In spite of Omicron Covid-19 variant, Bill Gates, the 66-year-old American billionaire with a net worth of $137 billion believes the acute phase of the pandemic will end in 2022.
The American born billionaire noted in a year-in-review blog post that progress has been disappointing due to the delta variant, the number of Covid-19 deaths this year, and challenges with vaccine uptake. He is however optimistic about the coming year and believes the acute phase of the pandemic will end around 2022.
The Microsoft co-founder said, “There is no doubt that the Omicron variant is concerning. Nevertheless, here’s what we know: We’re better prepared to deal with bad variants than we’ve ever been.”
World health officials are dealing with a new strain, and U.S. cases have topped 50 million. Gates estimated the disease is approximately 10 times as lethal as the flu, but vaccines and antivirals may reduce it by half.
“Although outbreaks will still occur occasionally in communities, new drugs will be available that can handle most cases, and hospitals will be able to handle the rest.”

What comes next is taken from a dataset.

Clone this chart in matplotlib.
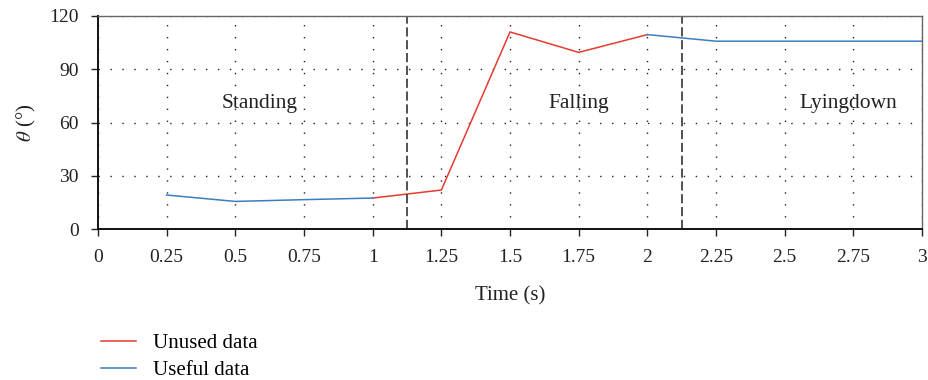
import matplotlib.pyplot as plt

plt.rcParams["font.family"] = ["Liberation Serif", "DejaVu Serif"]
plt.rcParams["mathtext.fontset"] = "stix"

# angle samples (degrees) every 0.25 s
useful_t1 = [0.25, 0.5, 0.75, 1.0]
useful_a1 = [19.2, 15.6, 16.6, 17.5]
unused_t = [1.0, 1.25, 1.5, 1.75, 2.0]
unused_a = [17.5, 22.0, 111.0, 99.5, 109.5]
useful_t2 = [2.0, 2.25, 2.5, 2.75, 3.0]
useful_a2 = [109.5, 105.8, 105.8, 105.8, 105.8]

phase_bounds = [1.125, 2.125]
phase_names = ["Standing", "Falling", "Lyingdown"]
phase_x = [0.59, 1.75, 2.73]

x_ticks = [0, 0.25, 0.5, 0.75, 1, 1.25, 1.5, 1.75, 2, 2.25, 2.5, 2.75, 3]
x_labels = ["0", "0.25", "0.5", "0.75", "1", "1.25", "1.5", "1.75", "2",
            "2.25", "2.5", "2.75", "3"]
y_ticks = [0, 30, 60, 90, 120]

RED = "#e63b2e"
BLUE = "#3b7cc2"

fig = plt.figure(figsize=(9.29, 3.80), dpi=100)
ax = fig.add_axes([0.1055, 0.397, 0.887, 0.561])

ax.plot(unused_t, unused_a, color=RED, lw=1.1, label="Unused data")
ax.plot(useful_t1, useful_a1, color=BLUE, lw=1.1, label="Useful data")
ax.plot(useful_t2, useful_a2, color=BLUE, lw=1.1)

for xb in phase_bounds:
    ax.axvline(xb, color="#333333", lw=1.2, ls=(0, (5.5, 2.2)))

for name, xp in zip(phase_names, phase_x):
    ax.text(xp, 71, name, ha="center", va="center", fontsize=15.5, color="#222222")

ax.set_xlim(0, 3)
ax.set_ylim(0, 120)
ax.set_xticks(x_ticks)
ax.set_xticklabels(x_labels)
ax.set_yticks(y_ticks)
ax.grid(True, color="#222222", ls=(0, (1, 7.6)), lw=1.0)
ax.tick_params(direction="out", length=5, width=1.0, labelsize=14,
               colors="#222222", pad=9)

for side in ["left", "bottom"]:
    ax.spines[side].set_linewidth(1.4)
    ax.spines[side].set_color("#111111")
for side in ["top", "right"]:
    ax.spines[side].set_linewidth(1.0)
    ax.spines[side].set_color("#666666")

ax.set_xlabel("Time (s)", fontsize=15, color="#222222", labelpad=15)
ax.set_ylabel(r"$\theta$ (°)", fontsize=15, color="#222222", labelpad=8)

handles, labels = ax.get_legend_handles_labels()
fig.legend(handles, labels, loc="upper left", bbox_to_anchor=(0.1085, 0.122),
           frameon=False, fontsize=15, handlelength=1.7, handletextpad=0.8,
           labelspacing=0.35, borderaxespad=0, borderpad=0)

fig.savefig("out.png", dpi=100)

Gates’ cash in the bank remains near record levels despite low-interest rates. Bloomberg Billionaires Index data shows the tech billionaire has $56 billion in cash in the bank. Gates’ current wealth valuation is equivalent to about 1.82 billion barrels of crude oil or 76.8 million troy ounces.

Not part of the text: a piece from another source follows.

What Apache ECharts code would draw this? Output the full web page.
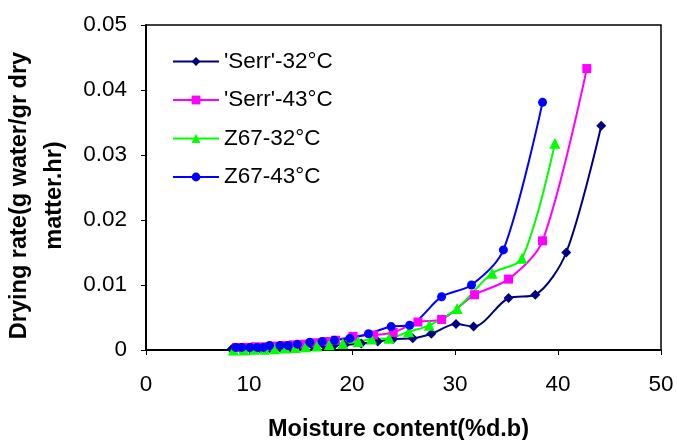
<!DOCTYPE html>
<html><head><meta charset="utf-8">
<script src="https://cdn.jsdelivr.net/npm/echarts@6/dist/echarts.min.js"></script>
<style>html,body{margin:0;padding:0;background:#fff}#c{width:677px;height:440px}</style>
</head><body><div id="c"></div>
<script>
const seriesNames = ["'Serr'-32°C", "'Serr'-43°C", "Z67-32°C", "Z67-43°C"];
const serr32X = [8.3, 9.2, 10.1, 11.0, 12.0, 13.0, 14.0, 15.1, 16.2, 17.3, 18.3, 19.3, 20.9, 22.5, 24.0, 25.9, 27.7, 30.1, 31.8, 35.2, 37.8, 40.8, 44.2];
const serr32Y = [0.0001, 0.0002, 0.0002, 0.0003, 0.0003, 0.0004, 0.0004, 0.0005, 0.0006, 0.0007, 0.0008, 0.0008, 0.0010, 0.0013, 0.0017, 0.0018, 0.0025, 0.0040, 0.0036, 0.0080, 0.0085, 0.0150, 0.0345];
const serr43X = [8.8, 9.7, 10.6, 11.5, 12.3, 13.3, 14.3, 15.4, 16.5, 17.5, 18.4, 20.1, 22.1, 24.0, 26.4, 28.7, 31.9, 35.2, 38.5, 42.8];
const serr43Y = [0.0004, 0.0004, 0.0005, 0.0005, 0.0006, 0.0007, 0.0008, 0.0009, 0.0011, 0.0013, 0.0015, 0.0021, 0.0023, 0.0027, 0.0043, 0.0047, 0.0085, 0.0109, 0.0168, 0.0433];
const z32X = [8.5, 9.5, 10.5, 11.5, 12.5, 13.5, 14.5, 15.5, 16.6, 17.8, 19.1, 20.6, 21.9, 23.6, 25.5, 27.5, 30.2, 33.6, 36.5, 39.7];
const z32Y = [0.0000, 0.0000, 0.0001, 0.0001, 0.0002, 0.0003, 0.0004, 0.0005, 0.0006, 0.0008, 0.0010, 0.0013, 0.0017, 0.0018, 0.0028, 0.0038, 0.0064, 0.0118, 0.0141, 0.0318];
const z43X = [8.7, 9.3, 10.1, 10.8, 11.4, 12.0, 13.0, 13.8, 14.7, 15.9, 17.1, 18.3, 19.8, 21.6, 23.8, 25.6, 28.7, 31.6, 34.7, 38.5];
const z43Y = [0.0004, 0.0004, 0.0004, 0.0004, 0.0004, 0.0007, 0.0007, 0.0007, 0.0009, 0.0012, 0.0013, 0.0015, 0.0018, 0.0025, 0.0036, 0.0038, 0.0082, 0.0100, 0.0154, 0.0381];
const xTicks = [0, 10, 20, 30, 40, 50];
const yTicks = [0, 0.01, 0.02, 0.03, 0.04, 0.05];

const zip = (a, b) => a.map((v, i) => [v, b[i]]);
const colors = ['#000080', '#FF00FF', '#00FF00', '#0000FF'];
const symbols = ['diamond', 'rect', 'triangle', 'circle'];
const sizes = [10, 9, 11, 9];
const datas = [zip(serr32X, serr32Y), zip(serr43X, serr43Y), zip(z32X, z32Y), zip(z43X, z43Y)];
const font = 'Liberation Sans, Arial, sans-serif';

const chart = echarts.init(document.getElementById('c'), null, {renderer: 'canvas'});
chart.setOption({
  animation: false,
  backgroundColor: '#fff',
  grid: {left: 146, right: 16, top: 25, bottom: 90, show: true, borderColor: '#000', borderWidth: 1.5,
    containLabel: false, outerBoundsMode: 'none'},
  legend: {
    orient: 'vertical', left: 167, top: 45, itemGap: 15.5, itemWidth: 46, itemHeight: 11,
    textStyle: {fontFamily: font, fontSize: 22.5, color: '#000'},
    data: seriesNames
  },
  xAxis: {
    type: 'value', min: 0, max: 50, interval: 10,
    name: 'Moisture content(%d.b)', nameLocation: 'middle', nameGap: 68,
    nameTextStyle: {fontFamily: font, fontSize: 23.5, fontWeight: 'bold', color: '#000', padding: [0, 10, 0, 0]},
    axisLine: {lineStyle: {color: '#000', width: 2}},
    axisTick: {show: true, inside: false, length: 5, lineStyle: {color: '#000'}},
    axisLabel: {fontFamily: font, fontSize: 22.5, color: '#000', margin: 23,
      formatter: v => xTicks.includes(v) ? String(v) : ''},
    splitLine: {show: false}
  },
  yAxis: {
    type: 'value', min: 0, max: 0.05, interval: 0.01,
    name: 'Drying rate(g water/gr dry\nmatter.hr)', nameLocation: 'middle', nameGap: 65,
    nameTextStyle: {fontFamily: font, fontSize: 23.5, fontWeight: 'bold', color: '#000', lineHeight: 35, padding: [0, 16, 0, 0]},
    axisLine: {lineStyle: {color: '#000', width: 2}},
    axisTick: {show: true, inside: false, length: 5, lineStyle: {color: '#000'}},
    axisLabel: {fontFamily: font, fontSize: 22.5, color: '#000', margin: 19,
      formatter: v => { const t = yTicks.find(k => Math.abs(k - v) < 1e-9); return t === undefined ? '' : (t === 0 ? '0' : t.toFixed(2)); }},
    splitLine: {show: false}
  },
  series: seriesNames.map((n, i) => ({
    name: n, type: 'line', data: datas[i], smooth: 0.3,
    symbol: symbols[i], symbolSize: sizes[i], showSymbol: true,
    itemStyle: {color: colors[i]},
    lineStyle: {color: colors[i], width: 2}
  }))
});
</script></body></html>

Microsoft stock sales and dividends created Cascade Investment, which accounts for most of Gates’ fortune. Using Bloomberg data, Gates has received more than $55 billion in stocks and dividends. In 2004, Gates received $3.3 billion from Microsoft, which he donated to his foundation.

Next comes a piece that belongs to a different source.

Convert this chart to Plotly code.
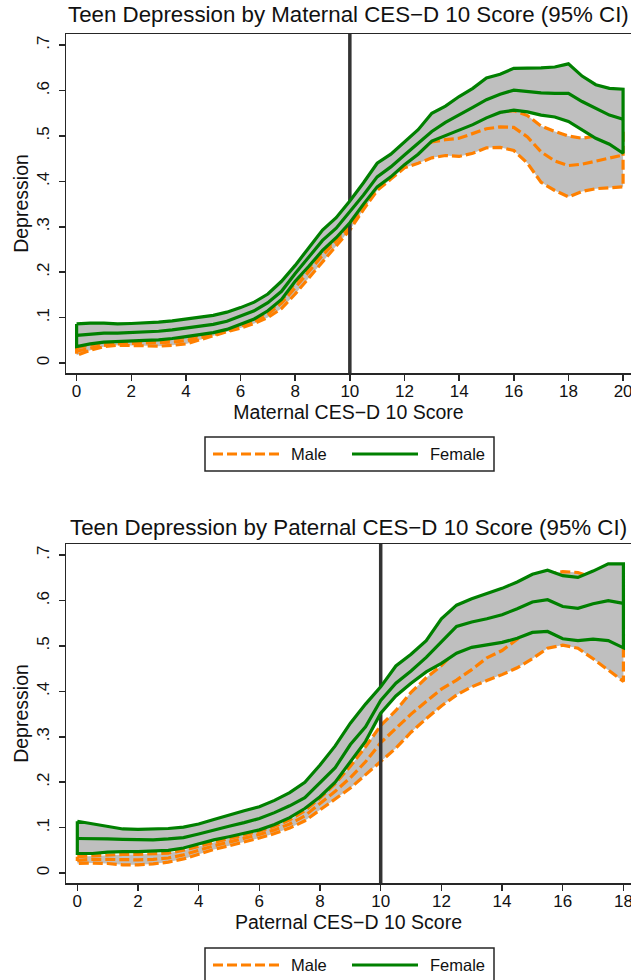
import plotly.graph_objects as go

W, H = 631, 980

# ---------------- data: maternal CES-D ----------------
mat_score = [0, 0.5, 1, 1.5, 2, 2.5, 3, 3.5, 4, 4.5, 5, 5.5, 6, 6.5, 7, 7.5, 8, 8.5, 9, 9.5,
             10, 10.5, 11, 11.5, 12, 12.5, 13, 13.5, 14, 14.5, 15, 15.5, 16, 16.5, 17, 17.5,
             18, 18.5, 19, 19.5, 20]
mat_female_hi = [.086, .088, .088, .086, .087, .088, .090, .093, .097, .100,
                 .105, .112, .122, .134, .152, .180, .215, .254, .293, .320,
                 .357, .397, .440, .460, .488, .514, .550, .566, .587, .605,
                 .628, .636, .649, .649, .650, .652, .659, .632, .613, .605, .603]
mat_female_mean = [.061, .064, .066, .066, .067, .068, .070, .073, .077, .080,
                   .085, .092, .103, .115, .133, .158, .197, .233, .270, .297,
                   .333, .370, .410, .432, .458, .483, .510, .530, .546, .563,
                   .580, .592, .601, .598, .595, .594, .594, .576, .561, .546, .537]
mat_female_lo = [.036, .042, .046, .048, .049, .050, .051, .054, .058, .062,
                 .067, .074, .086, .097, .115, .140, .180, .213, .248, .276,
                 .309, .350, .388, .410, .437, .460, .489, .500, .513, .525,
                 .540, .552, .557, .553, .546, .542, .532, .513, .495, .482, .462]
mat_male_hi = [.034, .040, .044, .046, .047, .048, .049, .052, .056, .060,
               .065, .072, .084, .095, .113, .137, .177, .210, .245, .273,
               .307, .350, .395, .420, .448, .474, .498, .515, .530, .540,
               .548, .553, .556, .545, .522, .510, .500, .495, .500, .508, .515]
mat_male_mean = [.026, .033, .039, .042, .043, .043, .044, .046, .049, .055,
                 .062, .070, .081, .092, .107, .132, .166, .202, .237, .269,
                 .301, .343, .387, .410, .437, .463, .487, .492, .495, .506,
                 .516, .520, .519, .498, .465, .445, .435, .438, .445, .452, .458]
mat_male_lo = [.017, .028, .036, .039, .039, .038, .037, .039, .042, .052,
               .060, .069, .077, .087, .100, .120, .152, .186, .222, .258,
               .293, .338, .380, .405, .430, .440, .452, .457, .455, .462,
               .474, .475, .468, .440, .398, .380, .366, .378, .384, .386, .388]

# ---------------- data: paternal CES-D ----------------
pat_score = [0, 0.5, 1, 1.5, 2, 2.5, 3, 3.5, 4, 4.5, 5, 5.5, 6, 6.5, 7, 7.5, 8, 8.5, 9, 9.5,
             10, 10.5, 11, 11.5, 12, 12.5, 13, 13.5, 14, 14.5, 15, 15.5, 16, 16.5, 17, 17.5, 18]
pat_female_hi = [.114, .108, .102, .097, .096, .097, .098, .101, .108, .118,
                 .128, .137, .146, .160, .177, .200, .238, .280, .330, .372,
                 .410, .456, .482, .512, .560, .590, .604, .615, .627, .641,
                 .658, .667, .655, .651, .665, .681, .681]
pat_female_mean = [.076, .076, .075, .074, .073, .073, .075, .078, .086, .095,
                   .103, .111, .120, .133, .148, .166, .198, .232, .283, .322,
                   .380, .418, .445, .475, .509, .543, .553, .560, .569, .582,
                   .597, .602, .587, .583, .593, .600, .594]
pat_female_lo = [.043, .043, .046, .047, .047, .048, .050, .055, .064, .073,
                 .080, .087, .095, .107, .122, .142, .168, .200, .245, .290,
                 .352, .390, .418, .443, .462, .484, .497, .502, .508, .517,
                 .530, .532, .516, .512, .515, .512, .496]
pat_male_hi = [.036, .038, .040, .041, .041, .042, .044, .050, .059, .068,
               .076, .084, .092, .103, .117, .137, .165, .197, .235, .278,
               .325, .358, .398, .430, .457, .490, .520, .550, .580, .610,
               .635, .657, .664, .662, .650, .640, .630]
pat_male_mean = [.028, .030, .030, .029, .029, .030, .033, .040, .050, .060,
                 .068, .076, .085, .095, .108, .126, .152, .180, .210, .245,
                 .287, .318, .350, .378, .405, .425, .448, .474, .490, .515,
                 .540, .565, .583, .578, .565, .550, .535]
pat_male_lo = [.021, .022, .021, .018, .018, .020, .024, .031, .042, .052,
               .060, .068, .077, .087, .099, .115, .139, .163, .187, .215,
               .245, .275, .310, .340, .368, .392, .410, .424, .437, .452,
               .472, .495, .502, .495, .472, .448, .422]

# ---------------- ticks / labels ----------------
y_tick_vals = [0, .1, .2, .3, .4, .5, .6, .7]
y_tick_text = ["0", ".1", ".2", ".3", ".4", ".5", ".6", ".7"]
mat_x_ticks = [0, 2, 4, 6, 8, 10, 12, 14, 16, 18, 20]
pat_x_ticks = [0, 2, 4, 6, 8, 10, 12, 14, 16, 18]
cutoff = 10
titles = ["Teen Depression by Maternal CES\u2212D 10 Score (95% CI)",
          "Teen Depression by Paternal CES\u2212D 10 Score (95% CI)"]
x_titles = ["Maternal CES\u2212D 10 Score", "Paternal CES\u2212D 10 Score"]
legend_labels = ["Male", "Female"]

# ---------------- styles ----------------
FONT = "Liberation Sans, Arial, Helvetica, sans-serif"
ORANGE = "#FF8000"
GREEN = "#008000"
BAND = "#BFBFBF"
AX = "#262626"
VLINE = "#333333"
DASH = "10px,4px"
LW = 3.2

mat_xrange = [-0.388, 20.29]
pat_xrange = [-0.373, 18.25]
y_range = [-0.022, 0.7247]

fig = go.Figure()


def band(x, lo, hi, color, dash, xa, ya):
    xs = list(x) + list(x)[::-1] + [x[0]]
    ys = list(hi) + list(lo)[::-1] + [hi[0]]
    return go.Scatter(x=xs, y=ys, mode="lines", fill="toself", fillcolor=BAND,
                      line=dict(color=color, width=LW, dash=dash),
                      xaxis=xa, yaxis=ya, showlegend=False, hoverinfo="skip")


def mean_line(x, y, color, dash, xa, ya):
    return go.Scatter(x=x, y=y, mode="lines", line=dict(color=color, width=LW, dash=dash),
                      xaxis=xa, yaxis=ya, showlegend=False, hoverinfo="skip")


panels = [
    (mat_score, mat_male_lo, mat_male_mean, mat_male_hi,
     mat_female_lo, mat_female_mean, mat_female_hi, "x", "y"),
    (pat_score, pat_male_lo, pat_male_mean, pat_male_hi,
     pat_female_lo, pat_female_mean, pat_female_hi, "x2", "y2"),
]
for (sx, mlo, mmean, mhi, flo, fmean, fhi, xa, ya) in panels:
    fig.add_trace(band(sx, mlo, mhi, ORANGE, DASH, xa, ya))
    fig.add_trace(mean_line(sx, mmean, ORANGE, DASH, xa, ya))
    fig.add_trace(go.Scatter(x=[cutoff, cutoff], y=y_range, mode="lines",
                             line=dict(color=VLINE, width=3.5), xaxis=xa, yaxis=ya,
                             showlegend=False, hoverinfo="skip"))
    fig.add_trace(band(sx, flo, fhi, GREEN, "solid", xa, ya))
    fig.add_trace(mean_line(sx, fmean, GREEN, "solid", xa, ya))


def px_x(p):
    return p / W


def px_y(p):
    return 1 - p / H


x_dom = [66 / W, 1.0]
top_dom = [px_y(373), px_y(34)]
bot_dom = [px_y(883), px_y(544)]

axis_common = dict(showline=True, linecolor=AX, linewidth=1.5, ticks="outside", ticklen=6,
                   tickwidth=1.5, tickcolor=AX, showgrid=False, zeroline=False,
                   automargin=False, ticklabeloverflow="allow",
                   tickfont=dict(family=FONT, size=17, color="#111111"))
y_extra = dict(tickvals=y_tick_vals, ticktext=y_tick_text, tickangle=-90,
               ticklabelstandoff=3, range=y_range)

fig.update_layout(
    width=W, height=H, autosize=False,
    margin=dict(l=0, r=0, t=0, b=0, pad=0),
    paper_bgcolor="white", plot_bgcolor="white",
    font=dict(family=FONT, color="#111111"),
    showlegend=False,
    xaxis=dict(domain=x_dom, range=mat_xrange, anchor="y", tickvals=mat_x_ticks,
               mirror=True, ticklabelstandoff=-4,
               title=dict(text=x_titles[0], font=dict(size=19.5), standoff=2),
               **axis_common),
    yaxis=dict(domain=top_dom, anchor="x",
               title=dict(text="Depression", font=dict(size=19.5), standoff=0),
               **y_extra, **axis_common),
    xaxis2=dict(domain=x_dom, range=pat_xrange, anchor="y2", tickvals=pat_x_ticks,
                mirror=True, ticklabelstandoff=-4,
                title=dict(text=x_titles[1], font=dict(size=19.5), standoff=2),
                **axis_common),
    yaxis2=dict(domain=bot_dom, anchor="x2",
                title=dict(text="Depression", font=dict(size=19.5), standoff=0),
                **y_extra, **axis_common),
)

# panel titles
for t, ypix in zip(titles, [15, 527]):
    fig.add_annotation(text=t, x=px_x(348), y=px_y(ypix), xref="paper", yref="paper",
                       xanchor="center", yanchor="middle", showarrow=False,
                       font=dict(family=FONT, size=22.3, color="#111111"))

# legends (drawn as boxes with line samples and labels)
for (top, bottom, mid) in [(437, 471, 454), (948, 984, 965)]:
    fig.add_shape(type="rect", xref="paper", yref="paper",
                  x0=px_x(205), x1=px_x(494), y0=px_y(bottom), y1=px_y(top),
                  line=dict(color=AX, width=1.5), fillcolor="white", layer="above")
    fig.add_shape(type="line", xref="paper", yref="paper",
                  x0=px_x(213), x1=px_x(279), y0=px_y(mid), y1=px_y(mid),
                  line=dict(color=ORANGE, width=LW, dash=DASH), layer="above")
    fig.add_shape(type="line", xref="paper", yref="paper",
                  x0=px_x(352), x1=px_x(418), y0=px_y(mid), y1=px_y(mid),
                  line=dict(color=GREEN, width=LW), layer="above")
    for lab, xp in zip(legend_labels, [289, 428]):
        fig.add_annotation(text=lab, x=px_x(xp), y=px_y(mid), xref="paper", yref="paper",
                           xanchor="left", yanchor="middle", showarrow=False,
                           font=dict(family=FONT, size=16.5, color="#111111"))

fig.write_html(
    "out.html",
    config={"displayModeBar": False, "staticPlot": True},
    post_script="document.body.style.margin='0';document.body.style.overflow='hidden';"
                "window.dispatchEvent(new Event('resize'));",
)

The company’s 2019 proxy filing shows that he owns about 1.3% of Microsoft, the world’s largest software maker. In subsequent proxy statements, his stake in Microsoft is not disclosed as he stepped down as a director in March 2020.
The Giving Pledge he signed in 2010 reaffirmed his commitment to donating most of his wealth to charity.
Former U.S President, Barack Obama presented him with the Presidential Medal of Freedom in November 2016
In addition to his divorce from Melinda French Gates, the tech billionaire turned philanthropist expressed sadness.
Announcing their separation in May, the couple detailed rumours of infidelity and long-simmering tensions between the two. As a result, questions were raised about how the pair would manage their $50 billion philanthropic powerhouse.
Gates said they have found a good working rhythm and are continuing to run their foundation together.
“I cannot deny that it has been an incredibly difficult year for me. It is never easy to adapt to change, no matter what it is. Throughout this challenging time, I have been amazed at how resilient my loved ones-especially my kids-have been,” Gates said.